* [SET TASK] Identify each line below containing the string "seaborn" and copy it.

• • • • • • •

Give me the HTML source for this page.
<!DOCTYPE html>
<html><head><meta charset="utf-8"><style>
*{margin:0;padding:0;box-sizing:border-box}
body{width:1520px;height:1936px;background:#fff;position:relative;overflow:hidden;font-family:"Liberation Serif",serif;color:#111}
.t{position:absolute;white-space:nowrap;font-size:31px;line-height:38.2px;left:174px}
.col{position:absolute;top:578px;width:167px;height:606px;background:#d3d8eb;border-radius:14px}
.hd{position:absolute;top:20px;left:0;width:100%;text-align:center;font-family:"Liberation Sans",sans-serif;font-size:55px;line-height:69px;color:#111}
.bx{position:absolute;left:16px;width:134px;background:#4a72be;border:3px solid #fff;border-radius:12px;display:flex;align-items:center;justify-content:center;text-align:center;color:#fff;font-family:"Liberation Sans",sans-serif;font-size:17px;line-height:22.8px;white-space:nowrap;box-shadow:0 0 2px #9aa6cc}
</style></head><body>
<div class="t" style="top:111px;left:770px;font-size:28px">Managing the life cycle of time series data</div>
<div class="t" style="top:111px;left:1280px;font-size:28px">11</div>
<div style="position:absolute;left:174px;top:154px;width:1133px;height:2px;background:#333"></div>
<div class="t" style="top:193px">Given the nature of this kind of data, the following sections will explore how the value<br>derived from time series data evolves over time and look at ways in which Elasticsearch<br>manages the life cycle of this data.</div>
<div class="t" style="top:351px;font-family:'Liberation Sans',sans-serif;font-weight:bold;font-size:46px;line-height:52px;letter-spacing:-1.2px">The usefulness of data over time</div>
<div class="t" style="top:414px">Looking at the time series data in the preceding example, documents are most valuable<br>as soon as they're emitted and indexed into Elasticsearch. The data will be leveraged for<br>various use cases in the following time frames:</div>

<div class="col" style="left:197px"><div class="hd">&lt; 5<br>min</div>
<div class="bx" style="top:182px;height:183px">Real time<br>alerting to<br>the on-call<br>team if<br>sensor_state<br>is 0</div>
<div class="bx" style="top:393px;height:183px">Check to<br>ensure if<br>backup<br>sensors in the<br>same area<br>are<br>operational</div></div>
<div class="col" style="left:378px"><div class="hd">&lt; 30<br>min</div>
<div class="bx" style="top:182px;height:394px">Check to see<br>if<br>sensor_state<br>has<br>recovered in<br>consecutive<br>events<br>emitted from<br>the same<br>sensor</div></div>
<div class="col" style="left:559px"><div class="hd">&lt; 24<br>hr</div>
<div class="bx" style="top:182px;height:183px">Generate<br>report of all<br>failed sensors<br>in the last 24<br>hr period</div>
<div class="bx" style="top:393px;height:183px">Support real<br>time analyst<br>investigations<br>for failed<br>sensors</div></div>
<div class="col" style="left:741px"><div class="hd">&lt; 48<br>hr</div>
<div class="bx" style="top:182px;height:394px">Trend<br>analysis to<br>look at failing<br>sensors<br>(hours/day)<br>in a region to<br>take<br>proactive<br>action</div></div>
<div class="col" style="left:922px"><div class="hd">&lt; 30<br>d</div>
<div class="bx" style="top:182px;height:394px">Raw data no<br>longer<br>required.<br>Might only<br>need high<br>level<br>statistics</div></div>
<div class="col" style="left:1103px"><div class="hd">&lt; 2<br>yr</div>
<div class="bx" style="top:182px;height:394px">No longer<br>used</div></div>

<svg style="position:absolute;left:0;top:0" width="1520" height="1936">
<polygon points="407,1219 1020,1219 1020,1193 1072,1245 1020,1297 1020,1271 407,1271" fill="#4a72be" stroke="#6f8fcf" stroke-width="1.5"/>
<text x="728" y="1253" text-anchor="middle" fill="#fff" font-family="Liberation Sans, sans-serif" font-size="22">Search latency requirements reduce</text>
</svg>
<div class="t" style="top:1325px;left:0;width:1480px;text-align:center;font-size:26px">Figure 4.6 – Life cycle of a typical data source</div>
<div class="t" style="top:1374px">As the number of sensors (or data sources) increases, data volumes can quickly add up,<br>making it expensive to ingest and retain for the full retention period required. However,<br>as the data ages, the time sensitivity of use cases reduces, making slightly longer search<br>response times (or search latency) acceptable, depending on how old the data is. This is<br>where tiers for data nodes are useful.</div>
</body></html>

• • • • • • •

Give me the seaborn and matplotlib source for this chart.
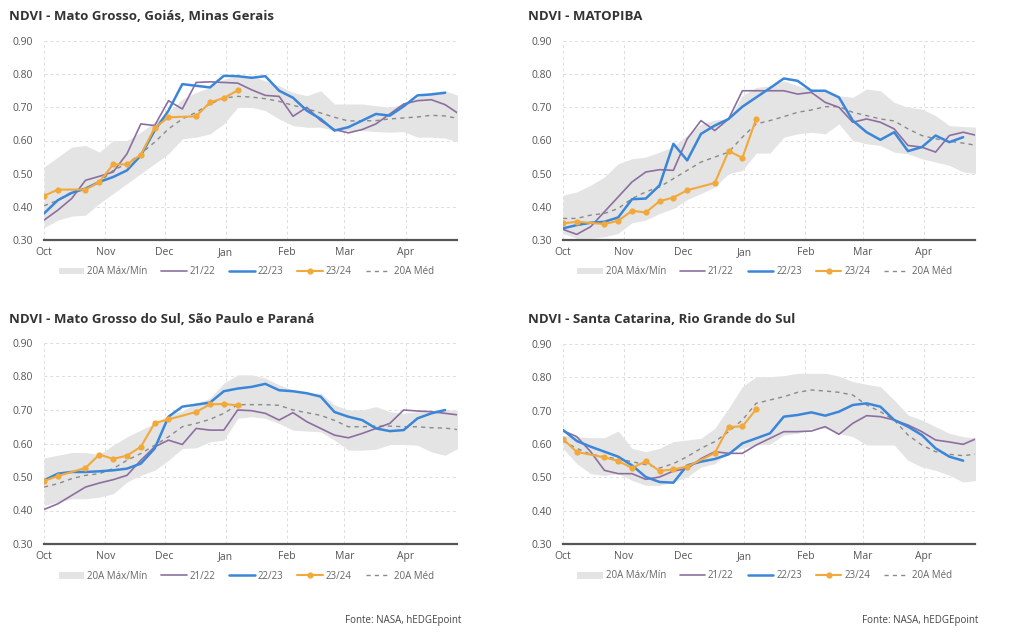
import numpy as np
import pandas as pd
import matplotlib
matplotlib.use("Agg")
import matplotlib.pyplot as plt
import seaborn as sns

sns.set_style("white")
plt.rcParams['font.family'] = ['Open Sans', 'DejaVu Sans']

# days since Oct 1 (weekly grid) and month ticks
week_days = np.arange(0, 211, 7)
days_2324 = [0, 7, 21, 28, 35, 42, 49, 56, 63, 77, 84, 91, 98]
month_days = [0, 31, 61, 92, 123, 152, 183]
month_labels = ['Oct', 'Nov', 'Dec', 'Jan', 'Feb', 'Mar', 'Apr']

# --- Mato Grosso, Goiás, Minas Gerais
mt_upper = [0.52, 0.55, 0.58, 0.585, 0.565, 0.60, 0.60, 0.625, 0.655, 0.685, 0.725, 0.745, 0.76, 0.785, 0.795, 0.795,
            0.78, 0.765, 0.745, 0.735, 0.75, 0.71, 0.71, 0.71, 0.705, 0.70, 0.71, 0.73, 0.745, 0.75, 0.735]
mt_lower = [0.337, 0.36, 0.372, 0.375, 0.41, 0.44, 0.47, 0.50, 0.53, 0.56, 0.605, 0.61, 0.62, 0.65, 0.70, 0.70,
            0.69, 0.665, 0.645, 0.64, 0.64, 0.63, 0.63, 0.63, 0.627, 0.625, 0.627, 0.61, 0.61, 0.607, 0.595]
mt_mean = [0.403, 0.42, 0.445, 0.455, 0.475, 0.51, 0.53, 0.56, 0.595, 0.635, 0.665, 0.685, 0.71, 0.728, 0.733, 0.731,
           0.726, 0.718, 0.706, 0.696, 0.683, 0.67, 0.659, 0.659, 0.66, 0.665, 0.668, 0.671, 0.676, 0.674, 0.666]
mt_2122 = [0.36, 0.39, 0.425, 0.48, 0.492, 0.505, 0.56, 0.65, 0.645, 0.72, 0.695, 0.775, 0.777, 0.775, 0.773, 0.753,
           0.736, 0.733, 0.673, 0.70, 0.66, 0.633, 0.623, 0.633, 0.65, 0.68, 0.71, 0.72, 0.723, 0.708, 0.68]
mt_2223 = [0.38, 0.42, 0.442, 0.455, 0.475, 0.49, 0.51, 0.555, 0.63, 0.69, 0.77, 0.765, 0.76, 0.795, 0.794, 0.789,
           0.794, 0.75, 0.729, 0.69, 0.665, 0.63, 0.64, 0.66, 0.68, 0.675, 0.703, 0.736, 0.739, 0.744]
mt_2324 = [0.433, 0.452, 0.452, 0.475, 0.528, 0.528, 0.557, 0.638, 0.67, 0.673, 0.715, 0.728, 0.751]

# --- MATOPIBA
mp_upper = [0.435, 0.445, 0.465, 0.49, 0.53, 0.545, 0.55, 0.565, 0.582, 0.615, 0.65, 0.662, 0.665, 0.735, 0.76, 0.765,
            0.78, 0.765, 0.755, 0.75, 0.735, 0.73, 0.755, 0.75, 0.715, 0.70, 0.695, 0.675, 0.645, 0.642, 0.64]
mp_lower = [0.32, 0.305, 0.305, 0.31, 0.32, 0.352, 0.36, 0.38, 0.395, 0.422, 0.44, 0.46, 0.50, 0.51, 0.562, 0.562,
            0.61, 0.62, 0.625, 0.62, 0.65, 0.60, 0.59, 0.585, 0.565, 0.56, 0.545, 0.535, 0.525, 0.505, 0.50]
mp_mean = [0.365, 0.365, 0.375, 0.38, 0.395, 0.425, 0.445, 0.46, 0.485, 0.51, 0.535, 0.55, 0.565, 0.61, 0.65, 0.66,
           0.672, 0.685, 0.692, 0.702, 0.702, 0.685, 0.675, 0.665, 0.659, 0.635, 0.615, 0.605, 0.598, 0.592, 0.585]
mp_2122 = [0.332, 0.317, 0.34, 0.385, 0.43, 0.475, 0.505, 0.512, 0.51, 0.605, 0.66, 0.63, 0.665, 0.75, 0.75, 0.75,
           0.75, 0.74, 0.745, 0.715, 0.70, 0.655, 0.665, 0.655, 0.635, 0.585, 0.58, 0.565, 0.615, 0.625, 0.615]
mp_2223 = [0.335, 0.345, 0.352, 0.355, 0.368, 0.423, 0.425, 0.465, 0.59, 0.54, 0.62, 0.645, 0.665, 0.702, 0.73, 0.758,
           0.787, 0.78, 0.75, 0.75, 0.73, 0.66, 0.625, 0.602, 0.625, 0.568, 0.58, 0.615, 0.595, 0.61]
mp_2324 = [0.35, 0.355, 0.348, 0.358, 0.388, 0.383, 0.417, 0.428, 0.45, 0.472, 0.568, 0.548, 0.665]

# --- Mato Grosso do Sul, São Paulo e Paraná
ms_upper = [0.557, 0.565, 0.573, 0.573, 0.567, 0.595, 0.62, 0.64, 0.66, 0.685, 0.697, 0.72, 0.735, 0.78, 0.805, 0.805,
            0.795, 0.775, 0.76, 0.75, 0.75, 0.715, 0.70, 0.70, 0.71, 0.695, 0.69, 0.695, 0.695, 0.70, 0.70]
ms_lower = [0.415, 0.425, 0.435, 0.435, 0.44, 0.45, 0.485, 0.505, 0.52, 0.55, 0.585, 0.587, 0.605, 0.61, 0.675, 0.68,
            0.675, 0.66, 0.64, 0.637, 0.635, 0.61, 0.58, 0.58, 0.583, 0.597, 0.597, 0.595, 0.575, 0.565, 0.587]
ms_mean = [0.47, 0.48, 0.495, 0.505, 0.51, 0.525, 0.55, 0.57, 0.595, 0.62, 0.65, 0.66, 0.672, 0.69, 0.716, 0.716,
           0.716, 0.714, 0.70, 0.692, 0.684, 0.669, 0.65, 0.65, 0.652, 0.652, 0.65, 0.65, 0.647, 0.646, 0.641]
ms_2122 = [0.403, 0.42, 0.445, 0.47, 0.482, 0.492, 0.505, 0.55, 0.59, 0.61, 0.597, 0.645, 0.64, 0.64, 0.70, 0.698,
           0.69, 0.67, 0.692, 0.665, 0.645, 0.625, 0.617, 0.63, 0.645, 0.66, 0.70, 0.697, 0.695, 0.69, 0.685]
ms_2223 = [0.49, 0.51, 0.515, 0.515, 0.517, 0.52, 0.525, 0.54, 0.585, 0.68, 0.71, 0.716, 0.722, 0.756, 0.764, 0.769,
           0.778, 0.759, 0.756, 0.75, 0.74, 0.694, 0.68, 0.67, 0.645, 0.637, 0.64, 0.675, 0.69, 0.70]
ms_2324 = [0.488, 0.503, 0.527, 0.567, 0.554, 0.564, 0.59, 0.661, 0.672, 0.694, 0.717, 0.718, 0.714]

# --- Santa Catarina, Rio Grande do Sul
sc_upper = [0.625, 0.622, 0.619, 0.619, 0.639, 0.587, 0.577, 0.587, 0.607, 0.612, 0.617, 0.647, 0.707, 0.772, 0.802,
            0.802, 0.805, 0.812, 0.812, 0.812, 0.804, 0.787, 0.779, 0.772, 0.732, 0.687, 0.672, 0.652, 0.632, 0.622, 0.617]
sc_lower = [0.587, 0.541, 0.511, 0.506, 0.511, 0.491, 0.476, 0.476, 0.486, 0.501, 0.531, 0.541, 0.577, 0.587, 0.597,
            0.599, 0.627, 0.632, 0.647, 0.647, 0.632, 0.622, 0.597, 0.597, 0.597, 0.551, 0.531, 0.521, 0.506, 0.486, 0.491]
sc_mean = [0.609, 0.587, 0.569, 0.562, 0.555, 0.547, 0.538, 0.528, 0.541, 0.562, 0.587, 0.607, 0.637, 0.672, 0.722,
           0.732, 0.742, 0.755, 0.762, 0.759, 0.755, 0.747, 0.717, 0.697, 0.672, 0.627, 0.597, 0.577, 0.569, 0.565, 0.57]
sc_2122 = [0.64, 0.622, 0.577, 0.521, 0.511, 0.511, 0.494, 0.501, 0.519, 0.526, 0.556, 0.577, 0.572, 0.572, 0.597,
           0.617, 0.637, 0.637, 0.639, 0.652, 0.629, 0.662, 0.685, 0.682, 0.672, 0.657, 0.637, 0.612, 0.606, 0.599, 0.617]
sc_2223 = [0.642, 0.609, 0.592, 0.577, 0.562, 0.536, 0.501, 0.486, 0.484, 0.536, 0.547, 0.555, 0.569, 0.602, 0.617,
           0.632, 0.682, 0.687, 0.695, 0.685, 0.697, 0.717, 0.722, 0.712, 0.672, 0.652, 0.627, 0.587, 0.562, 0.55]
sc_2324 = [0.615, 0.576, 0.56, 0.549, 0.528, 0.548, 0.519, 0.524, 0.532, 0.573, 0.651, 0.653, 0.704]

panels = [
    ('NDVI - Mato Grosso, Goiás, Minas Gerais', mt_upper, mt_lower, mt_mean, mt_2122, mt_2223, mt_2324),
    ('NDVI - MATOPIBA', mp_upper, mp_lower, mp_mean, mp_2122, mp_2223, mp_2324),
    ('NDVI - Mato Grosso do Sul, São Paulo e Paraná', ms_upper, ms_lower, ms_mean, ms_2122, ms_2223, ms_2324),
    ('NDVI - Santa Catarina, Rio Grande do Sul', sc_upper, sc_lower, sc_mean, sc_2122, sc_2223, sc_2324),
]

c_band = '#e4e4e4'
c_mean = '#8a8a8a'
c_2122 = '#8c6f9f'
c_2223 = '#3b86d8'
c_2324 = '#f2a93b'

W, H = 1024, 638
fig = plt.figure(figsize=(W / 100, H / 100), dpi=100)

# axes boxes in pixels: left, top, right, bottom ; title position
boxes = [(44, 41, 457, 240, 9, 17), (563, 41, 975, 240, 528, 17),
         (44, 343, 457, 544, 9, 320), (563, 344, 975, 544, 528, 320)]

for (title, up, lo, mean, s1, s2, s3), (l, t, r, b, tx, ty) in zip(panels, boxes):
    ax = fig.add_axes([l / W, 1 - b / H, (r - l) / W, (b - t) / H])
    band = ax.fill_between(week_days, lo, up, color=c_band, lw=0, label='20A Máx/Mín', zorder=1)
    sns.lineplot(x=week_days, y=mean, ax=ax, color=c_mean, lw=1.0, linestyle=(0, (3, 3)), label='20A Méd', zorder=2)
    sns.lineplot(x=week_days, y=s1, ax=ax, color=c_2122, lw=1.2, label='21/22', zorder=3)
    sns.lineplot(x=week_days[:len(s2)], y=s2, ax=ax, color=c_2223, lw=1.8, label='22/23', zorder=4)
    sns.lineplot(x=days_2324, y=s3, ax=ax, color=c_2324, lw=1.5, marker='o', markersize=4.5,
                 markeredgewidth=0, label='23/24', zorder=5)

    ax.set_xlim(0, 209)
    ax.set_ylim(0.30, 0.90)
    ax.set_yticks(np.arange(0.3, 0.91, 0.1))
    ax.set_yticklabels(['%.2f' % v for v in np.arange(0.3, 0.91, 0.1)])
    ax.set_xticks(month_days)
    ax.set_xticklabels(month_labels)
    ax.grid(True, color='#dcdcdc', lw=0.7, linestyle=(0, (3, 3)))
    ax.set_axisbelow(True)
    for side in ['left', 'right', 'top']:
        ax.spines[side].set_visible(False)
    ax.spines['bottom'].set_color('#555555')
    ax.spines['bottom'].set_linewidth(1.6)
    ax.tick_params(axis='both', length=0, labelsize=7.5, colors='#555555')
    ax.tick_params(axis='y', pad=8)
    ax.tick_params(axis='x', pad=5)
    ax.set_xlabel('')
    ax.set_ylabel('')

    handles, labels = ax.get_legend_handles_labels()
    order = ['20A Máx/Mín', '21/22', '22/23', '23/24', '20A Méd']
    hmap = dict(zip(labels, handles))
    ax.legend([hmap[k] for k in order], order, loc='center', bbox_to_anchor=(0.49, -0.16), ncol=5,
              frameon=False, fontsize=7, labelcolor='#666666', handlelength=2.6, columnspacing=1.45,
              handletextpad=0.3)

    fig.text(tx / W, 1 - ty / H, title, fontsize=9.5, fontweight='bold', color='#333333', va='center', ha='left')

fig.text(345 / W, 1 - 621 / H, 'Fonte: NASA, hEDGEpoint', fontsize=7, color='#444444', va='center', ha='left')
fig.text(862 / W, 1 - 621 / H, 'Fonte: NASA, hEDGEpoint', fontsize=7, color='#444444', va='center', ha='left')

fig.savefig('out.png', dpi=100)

• • • • • • •

* [PROBLEM SOLUTION]
Give me the seaborn and matplotlib source for this chart.
import seaborn as sns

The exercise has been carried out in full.